DATA SHOWN:
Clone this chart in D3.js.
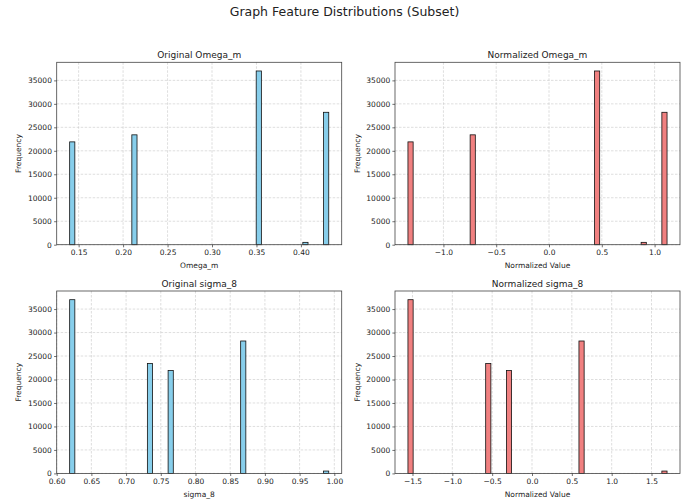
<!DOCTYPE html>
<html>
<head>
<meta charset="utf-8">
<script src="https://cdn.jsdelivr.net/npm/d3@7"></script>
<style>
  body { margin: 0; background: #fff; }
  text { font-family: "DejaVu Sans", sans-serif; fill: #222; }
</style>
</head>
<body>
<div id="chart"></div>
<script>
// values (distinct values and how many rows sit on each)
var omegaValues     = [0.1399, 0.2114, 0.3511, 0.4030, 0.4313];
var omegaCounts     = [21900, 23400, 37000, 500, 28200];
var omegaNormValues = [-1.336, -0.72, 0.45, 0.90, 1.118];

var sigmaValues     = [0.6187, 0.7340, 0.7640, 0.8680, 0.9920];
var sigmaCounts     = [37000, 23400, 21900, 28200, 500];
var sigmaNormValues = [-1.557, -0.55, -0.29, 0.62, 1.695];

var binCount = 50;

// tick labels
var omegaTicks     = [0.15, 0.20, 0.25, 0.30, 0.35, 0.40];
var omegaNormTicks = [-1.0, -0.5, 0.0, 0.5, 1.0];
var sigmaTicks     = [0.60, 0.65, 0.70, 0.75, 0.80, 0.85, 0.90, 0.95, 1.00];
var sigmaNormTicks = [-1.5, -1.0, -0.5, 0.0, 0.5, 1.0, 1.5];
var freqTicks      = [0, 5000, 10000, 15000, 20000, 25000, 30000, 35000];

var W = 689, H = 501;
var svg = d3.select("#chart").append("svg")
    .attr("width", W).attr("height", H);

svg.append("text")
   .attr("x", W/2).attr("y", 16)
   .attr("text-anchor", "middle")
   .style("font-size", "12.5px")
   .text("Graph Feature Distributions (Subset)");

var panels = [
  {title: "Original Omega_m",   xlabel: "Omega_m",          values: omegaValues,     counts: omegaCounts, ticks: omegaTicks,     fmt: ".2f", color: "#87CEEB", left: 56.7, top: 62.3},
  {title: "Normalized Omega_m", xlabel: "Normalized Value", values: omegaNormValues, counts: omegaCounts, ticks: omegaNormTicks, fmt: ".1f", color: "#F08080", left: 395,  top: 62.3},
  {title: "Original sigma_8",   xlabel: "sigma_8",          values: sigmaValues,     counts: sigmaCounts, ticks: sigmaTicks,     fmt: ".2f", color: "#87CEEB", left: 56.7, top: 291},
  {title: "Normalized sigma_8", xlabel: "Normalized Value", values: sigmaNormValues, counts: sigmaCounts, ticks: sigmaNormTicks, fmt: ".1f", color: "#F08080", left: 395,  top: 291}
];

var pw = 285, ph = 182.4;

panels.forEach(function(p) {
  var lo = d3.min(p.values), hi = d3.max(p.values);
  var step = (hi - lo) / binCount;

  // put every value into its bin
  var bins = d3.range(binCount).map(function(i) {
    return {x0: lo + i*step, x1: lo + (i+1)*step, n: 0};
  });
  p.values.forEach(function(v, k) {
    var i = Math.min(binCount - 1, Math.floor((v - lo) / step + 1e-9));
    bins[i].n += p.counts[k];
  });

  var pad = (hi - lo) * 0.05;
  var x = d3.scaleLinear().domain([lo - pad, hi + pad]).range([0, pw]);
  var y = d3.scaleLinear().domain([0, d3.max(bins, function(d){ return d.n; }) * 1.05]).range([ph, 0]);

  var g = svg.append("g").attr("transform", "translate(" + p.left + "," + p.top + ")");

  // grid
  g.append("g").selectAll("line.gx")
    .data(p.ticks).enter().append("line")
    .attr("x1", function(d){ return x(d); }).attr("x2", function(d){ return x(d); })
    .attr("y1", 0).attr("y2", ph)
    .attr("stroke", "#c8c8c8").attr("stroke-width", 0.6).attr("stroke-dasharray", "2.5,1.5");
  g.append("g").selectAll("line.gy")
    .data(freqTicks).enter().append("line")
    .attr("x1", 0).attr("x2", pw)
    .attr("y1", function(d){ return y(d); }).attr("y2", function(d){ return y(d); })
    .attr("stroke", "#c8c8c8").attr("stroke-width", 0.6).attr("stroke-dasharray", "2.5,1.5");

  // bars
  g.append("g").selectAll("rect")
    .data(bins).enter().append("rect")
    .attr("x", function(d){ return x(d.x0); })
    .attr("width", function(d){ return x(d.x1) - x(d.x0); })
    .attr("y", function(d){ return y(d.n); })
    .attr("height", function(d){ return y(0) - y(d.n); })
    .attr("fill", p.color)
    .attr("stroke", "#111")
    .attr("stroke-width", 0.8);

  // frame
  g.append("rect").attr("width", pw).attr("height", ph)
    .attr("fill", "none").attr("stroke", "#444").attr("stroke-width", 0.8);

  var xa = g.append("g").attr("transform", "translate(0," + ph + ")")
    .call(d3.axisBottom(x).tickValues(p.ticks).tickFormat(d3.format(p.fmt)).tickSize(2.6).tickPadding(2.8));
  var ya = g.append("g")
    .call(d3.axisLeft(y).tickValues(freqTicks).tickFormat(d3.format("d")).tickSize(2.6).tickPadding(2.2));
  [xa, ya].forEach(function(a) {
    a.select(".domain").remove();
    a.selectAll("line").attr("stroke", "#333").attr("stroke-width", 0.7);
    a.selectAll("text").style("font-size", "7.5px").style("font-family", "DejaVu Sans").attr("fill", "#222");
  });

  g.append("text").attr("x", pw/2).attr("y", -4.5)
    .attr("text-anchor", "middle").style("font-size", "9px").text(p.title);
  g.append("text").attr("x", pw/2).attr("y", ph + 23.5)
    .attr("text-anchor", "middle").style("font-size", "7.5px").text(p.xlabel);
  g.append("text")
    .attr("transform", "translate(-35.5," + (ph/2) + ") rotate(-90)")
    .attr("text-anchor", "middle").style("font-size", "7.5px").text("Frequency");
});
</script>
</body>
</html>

REQUIRED WORK:
Please write out all of the material above without changing a word, and omit any pictures.

EXERCISE RESULT:
Clone this chart in D3.js.
<!DOCTYPE html>
<html>
<head>
<meta charset="utf-8">
<script src="https://cdn.jsdelivr.net/npm/d3@7"></script>
<style>
  body { margin: 0; background: #fff; }
  text { font-family: "DejaVu Sans", sans-serif; fill: #222; }
</style>
</head>
<body>
<div id="chart"></div>
<script>
// values (distinct values and how many rows sit on each)
var omegaValues     = [0.1399, 0.2114, 0.3511, 0.4030, 0.4313];
var omegaCounts     = [21900, 23400, 37000, 500, 28200];
var omegaNormValues = [-1.336, -0.72, 0.45, 0.90, 1.118];

var sigmaValues     = [0.6187, 0.7340, 0.7640, 0.8680, 0.9920];
var sigmaCounts     = [37000, 23400, 21900, 28200, 500];
var sigmaNormValues = [-1.557, -0.55, -0.29, 0.62, 1.695];

var binCount = 50;

// tick labels
var omegaTicks     = [0.15, 0.20, 0.25, 0.30, 0.35, 0.40];
var omegaNormTicks = [-1.0, -0.5, 0.0, 0.5, 1.0];
var sigmaTicks     = [0.60, 0.65, 0.70, 0.75, 0.80, 0.85, 0.90, 0.95, 1.00];
var sigmaNormTicks = [-1.5, -1.0, -0.5, 0.0, 0.5, 1.0, 1.5];
var freqTicks      = [0, 5000, 10000, 15000, 20000, 25000, 30000, 35000];

var W = 689, H = 501;
var svg = d3.select("#chart").append("svg")
    .attr("width", W).attr("height", H);

svg.append("text")
   .attr("x", W/2).attr("y", 16)
   .attr("text-anchor", "middle")
   .style("font-size", "12.5px")
   .text("Graph Feature Distributions (Subset)");

var panels = [
  {title: "Original Omega_m",   xlabel: "Omega_m",          values: omegaValues,     counts: omegaCounts, ticks: omegaTicks,     fmt: ".2f", color: "#87CEEB", left: 56.7, top: 62.3},
  {title: "Normalized Omega_m", xlabel: "Normalized Value", values: omegaNormValues, counts: omegaCounts, ticks: omegaNormTicks, fmt: ".1f", color: "#F08080", left: 395,  top: 62.3},
  {title: "Original sigma_8",   xlabel: "sigma_8",          values: sigmaValues,     counts: sigmaCounts, ticks: sigmaTicks,     fmt: ".2f", color: "#87CEEB", left: 56.7, top: 291},
  {title: "Normalized sigma_8", xlabel: "Normalized Value", values: sigmaNormValues, counts: sigmaCounts, ticks: sigmaNormTicks, fmt: ".1f", color: "#F08080", left: 395,  top: 291}
];

var pw = 285, ph = 182.4;

panels.forEach(function(p) {
  var lo = d3.min(p.values), hi = d3.max(p.values);
  var step = (hi - lo) / binCount;

  // put every value into its bin
  var bins = d3.range(binCount).map(function(i) {
    return {x0: lo + i*step, x1: lo + (i+1)*step, n: 0};
  });
  p.values.forEach(function(v, k) {
    var i = Math.min(binCount - 1, Math.floor((v - lo) / step + 1e-9));
    bins[i].n += p.counts[k];
  });

  var pad = (hi - lo) * 0.05;
  var x = d3.scaleLinear().domain([lo - pad, hi + pad]).range([0, pw]);
  var y = d3.scaleLinear().domain([0, d3.max(bins, function(d){ return d.n; }) * 1.05]).range([ph, 0]);

  var g = svg.append("g").attr("transform", "translate(" + p.left + "," + p.top + ")");

  // grid
  g.append("g").selectAll("line.gx")
    .data(p.ticks).enter().append("line")
    .attr("x1", function(d){ return x(d); }).attr("x2", function(d){ return x(d); })
    .attr("y1", 0).attr("y2", ph)
    .attr("stroke", "#c8c8c8").attr("stroke-width", 0.6).attr("stroke-dasharray", "2.5,1.5");
  g.append("g").selectAll("line.gy")
    .data(freqTicks).enter().append("line")
    .attr("x1", 0).attr("x2", pw)
    .attr("y1", function(d){ return y(d); }).attr("y2", function(d){ return y(d); })
    .attr("stroke", "#c8c8c8").attr("stroke-width", 0.6).attr("stroke-dasharray", "2.5,1.5");

  // bars
  g.append("g").selectAll("rect")
    .data(bins).enter().append("rect")
    .attr("x", function(d){ return x(d.x0); })
    .attr("width", function(d){ return x(d.x1) - x(d.x0); })
    .attr("y", function(d){ return y(d.n); })
    .attr("height", function(d){ return y(0) - y(d.n); })
    .attr("fill", p.color)
    .attr("stroke", "#111")
    .attr("stroke-width", 0.8);

  // frame
  g.append("rect").attr("width", pw).attr("height", ph)
    .attr("fill", "none").attr("stroke", "#444").attr("stroke-width", 0.8);

  var xa = g.append("g").attr("transform", "translate(0," + ph + ")")
    .call(d3.axisBottom(x).tickValues(p.ticks).tickFormat(d3.format(p.fmt)).tickSize(2.6).tickPadding(2.8));
  var ya = g.append("g")
    .call(d3.axisLeft(y).tickValues(freqTicks).tickFormat(d3.format("d")).tickSize(2.6).tickPadding(2.2));
  [xa, ya].forEach(function(a) {
    a.select(".domain").remove();
    a.selectAll("line").attr("stroke", "#333").attr("stroke-width", 0.7);
    a.selectAll("text").style("font-size", "7.5px").style("font-family", "DejaVu Sans").attr("fill", "#222");
  });

  g.append("text").attr("x", pw/2).attr("y", -4.5)
    .attr("text-anchor", "middle").style("font-size", "9px").text(p.title);
  g.append("text").attr("x", pw/2).attr("y", ph + 23.5)
    .attr("text-anchor", "middle").style("font-size", "7.5px").text(p.xlabel);
  g.append("text")
    .attr("transform", "translate(-35.5," + (ph/2) + ") rotate(-90)")
    .attr("text-anchor", "middle").style("font-size", "7.5px").text("Frequency");
});
</script>
</body>
</html>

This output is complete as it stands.